On Biden and the Iraq War

Joe Biden voted for the Iraq War. The story isn’t nearly that simple; he made bipartisan efforts to slow the process down, and he saw his vote more as an effort to give George W. Bush the diplomatic leverage to deal with the presumed WMD issue than a green light to invade. In the end, however, he voted for the war, and it was a mistake. Should it disqualify him in 2020?

In 2008, when the GOP was still dominated by neoconservatives, it surely did. As VP, however, the record shows that Biden was at least as skeptical of interventions as Obama, and argued for smaller American footprints in Iraq and Afghanistan.

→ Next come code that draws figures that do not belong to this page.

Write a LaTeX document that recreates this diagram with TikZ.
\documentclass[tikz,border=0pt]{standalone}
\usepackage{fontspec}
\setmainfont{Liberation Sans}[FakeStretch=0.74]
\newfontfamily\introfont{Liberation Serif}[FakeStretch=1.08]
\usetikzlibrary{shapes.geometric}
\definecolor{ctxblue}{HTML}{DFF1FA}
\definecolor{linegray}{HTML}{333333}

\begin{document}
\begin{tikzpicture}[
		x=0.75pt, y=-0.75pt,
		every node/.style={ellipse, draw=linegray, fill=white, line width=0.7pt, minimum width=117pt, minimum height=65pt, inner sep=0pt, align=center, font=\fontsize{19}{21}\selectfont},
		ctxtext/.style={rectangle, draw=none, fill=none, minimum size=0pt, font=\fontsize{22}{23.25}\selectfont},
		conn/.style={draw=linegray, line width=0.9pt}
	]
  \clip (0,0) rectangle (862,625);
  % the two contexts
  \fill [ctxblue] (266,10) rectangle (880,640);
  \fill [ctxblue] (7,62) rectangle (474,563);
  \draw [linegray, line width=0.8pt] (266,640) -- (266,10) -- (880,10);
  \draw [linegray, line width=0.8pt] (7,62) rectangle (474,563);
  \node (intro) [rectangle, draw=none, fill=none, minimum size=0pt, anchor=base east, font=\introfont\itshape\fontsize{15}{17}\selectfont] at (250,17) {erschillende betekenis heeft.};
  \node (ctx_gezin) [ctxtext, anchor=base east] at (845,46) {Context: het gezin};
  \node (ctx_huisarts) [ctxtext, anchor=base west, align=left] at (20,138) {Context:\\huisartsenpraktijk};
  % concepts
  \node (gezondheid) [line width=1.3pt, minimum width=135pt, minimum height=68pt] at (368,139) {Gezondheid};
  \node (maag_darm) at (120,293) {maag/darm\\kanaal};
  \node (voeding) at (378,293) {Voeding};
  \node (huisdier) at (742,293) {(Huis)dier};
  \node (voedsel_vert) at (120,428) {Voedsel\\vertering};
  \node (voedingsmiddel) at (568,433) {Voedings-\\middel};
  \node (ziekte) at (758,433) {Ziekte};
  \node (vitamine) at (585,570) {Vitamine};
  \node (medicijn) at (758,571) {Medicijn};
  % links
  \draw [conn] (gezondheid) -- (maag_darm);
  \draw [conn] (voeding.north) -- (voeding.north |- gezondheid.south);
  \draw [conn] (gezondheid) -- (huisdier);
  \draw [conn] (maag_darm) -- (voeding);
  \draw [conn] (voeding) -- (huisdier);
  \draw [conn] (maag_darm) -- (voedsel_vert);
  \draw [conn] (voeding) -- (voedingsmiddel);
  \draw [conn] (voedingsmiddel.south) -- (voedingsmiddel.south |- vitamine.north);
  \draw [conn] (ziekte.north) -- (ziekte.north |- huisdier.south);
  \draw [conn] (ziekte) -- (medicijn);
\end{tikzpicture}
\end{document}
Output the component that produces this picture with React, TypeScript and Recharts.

Besides, the danger now is that the Democratic nominee may move too far in the non-interventionist direction; in a sort of perverse way, Biden’s vote for the war provides some comfort on that point.

And so, when you consider the entire record, as well as Trump’s, the answer is no.

On Biden and the N-Words

The two words you hear most often to describe the Biden campaign are “normalcy” and “nostalgia.” Are they accurate?

As to “normalcy,” absolutely. Biden voters want to rid themselves of Trump’s divisiveness, corruption, and incompetence, but they aren’t demanding the “revolution.” They just want a quiet life with less drama and some incremental change. That’s what he brings to the table. If socialist millennials don’t like it, what are they going to do? Vote for Trump?

As to “nostalgia,” not so much. There is a judgment implicit in the word which suggests that Biden’s repeated statements about bipartisanship are unrealistic and out of date. In reality, if any significant legislation is going to get through the system, with the possible exception of a tax bill, a degree of bipartisanship is going to be required. And if that is a long shot, is the alternative of the “revolution” more plausible?

The upshot of it is that “nostalgia” is actually “realism.” And that’s just fine with me.